## [WHAT TO WORK ON]
Extract the lines from the start through the line that holds "from matplotlib.legend_handler import", both included, omitting all images.

════════════════════

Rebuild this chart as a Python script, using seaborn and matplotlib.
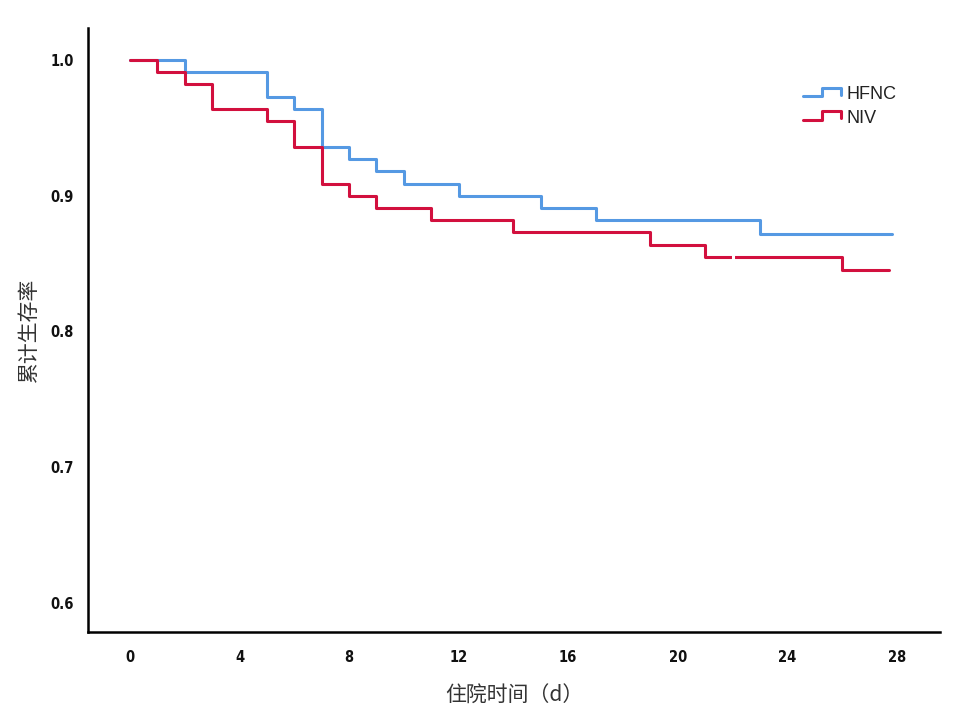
import matplotlib
matplotlib.use("Agg")
import matplotlib.pyplot as plt
import seaborn as sns
import pandas as pd
from matplotlib.lines import Line2D
from matplotlib.legend_handler import HandlerLine2D

# ---- data ----
hfnc_time = [0, 2, 5, 6, 7, 8, 9, 10, 12, 15, 17, 23, 27.8]
hfnc_surv = [1.0, 0.991, 0.973, 0.964, 0.936, 0.927, 0.918, 0.909, 0.900, 0.891, 0.882, 0.872, 0.872]
niv_time = [0, 1, 2, 3, 5, 6, 7, 8, 9, 11, 14, 19, 21, 26, 27.7]
niv_surv = [1.0, 0.991, 0.982, 0.964, 0.955, 0.936, 0.909, 0.900, 0.891, 0.882, 0.873, 0.864, 0.855, 0.845, 0.845]
niv_censor_time = [22]
niv_censor_surv = [0.855]
groups = ["HFNC", "NIV"]
colors = ["#5599e3", "#d2103e"]
x_ticks = [0, 4, 8, 12, 16, 20, 24, 28]
y_ticks = [0.6, 0.7, 0.8, 0.9, 1.0]
x_label = "住院时间（d）"
y_label = "累计生存率"

df = pd.concat([
    pd.DataFrame({"t": hfnc_time, "s": hfnc_surv, "g": groups[0]}),
    pd.DataFrame({"t": niv_time, "s": niv_surv, "g": groups[1]}),
], ignore_index=True)

sns.set_theme(style="white")
plt.rcParams["font.family"] = ["Noto Sans CJK SC", "DejaVu Sans"]

fig = plt.figure(figsize=(9.6, 7.18), dpi=100)
ax = fig.add_axes([88/960, (718-632)/718, (940-88)/960, (632-28)/718])

sns.lineplot(data=df, x="t", y="s", hue="g", palette=dict(zip(groups, colors)),
             drawstyle="steps-post", estimator=None, linewidth=2.2, ax=ax, legend=False)
sns.scatterplot(x=niv_censor_time, y=niv_censor_surv, marker="|", s=20, color="white",
                linewidth=2.2, ax=ax, zorder=5, legend=False)

ax.set_xlim(-1.53, 29.57)
ax.set_ylim(0.5786, 1.0236)
ax.set_xticks(x_ticks)
ax.set_yticks(y_ticks)
ax.set_xticklabels([str(v) for v in x_ticks])
ax.set_yticklabels([f"{v:.1f}" for v in y_ticks])
for lab in ax.get_xticklabels() + ax.get_yticklabels():
    lab.set_fontfamily(["DejaVu Sans"])
    lab.set_fontstretch("condensed")
    lab.set_fontweight("bold")
    lab.set_fontsize(10.5)
    lab.set_color("#111111")
ax.tick_params(axis="x", direction="in", length=7, width=1, color="#bbbbbb", pad=13)
ax.tick_params(axis="y", direction="in", length=4, width=1, color="#bbbbbb", pad=10)

for side in ["top", "right"]:
    ax.spines[side].set_visible(False)
for side in ["left", "bottom"]:
    ax.spines[side].set_color("black")
    ax.spines[side].set_linewidth(1.8)

ax.set_xlabel(x_label, fontsize=15, color="#333333", labelpad=14)
ax.set_ylabel(y_label, fontsize=15, color="#333333", labelpad=8)

class StepHandler(HandlerLine2D):
    def create_artists(self, legend, orig_handle, xdescent, ydescent, width, height, fontsize, trans):
        x0, x1 = -xdescent, -xdescent + width
        ym = height / 2 - ydescent
        xs = [x0, x0 + width * 0.5, x0 + width * 0.5, x1, x1]
        ys = [ym - height * 0.25, ym - height * 0.25, ym + height * 0.4, ym + height * 0.4, ym - height * 0.15]
        ln = Line2D(xs, ys, color=orig_handle.get_color(), linewidth=orig_handle.get_linewidth())
        ln.set_transform(trans)
        return [ln]

handles = [Line2D([], [], color=c, linewidth=2.2) for c in colors]
leg = ax.legend(handles, groups, loc="upper left", bbox_to_anchor=(0.824, 0.925),
                frameon=False, handler_map={Line2D: StepHandler()},
                handlelength=2.1, handletextpad=0.3, labelspacing=0.38, borderpad=0.2,
                prop={"family": ["Liberation Sans", "DejaVu Sans"], "size": 13})
for t in leg.get_texts():
    t.set_color("#222222")

fig.savefig("out.png", dpi=100)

════════════════════

## [WRITTEN SOLUTION]
Rebuild this chart as a Python script, using seaborn and matplotlib.
import matplotlib
matplotlib.use("Agg")
import matplotlib.pyplot as plt
import seaborn as sns
import pandas as pd
from matplotlib.lines import Line2D
from matplotlib.legend_handler import HandlerLine2D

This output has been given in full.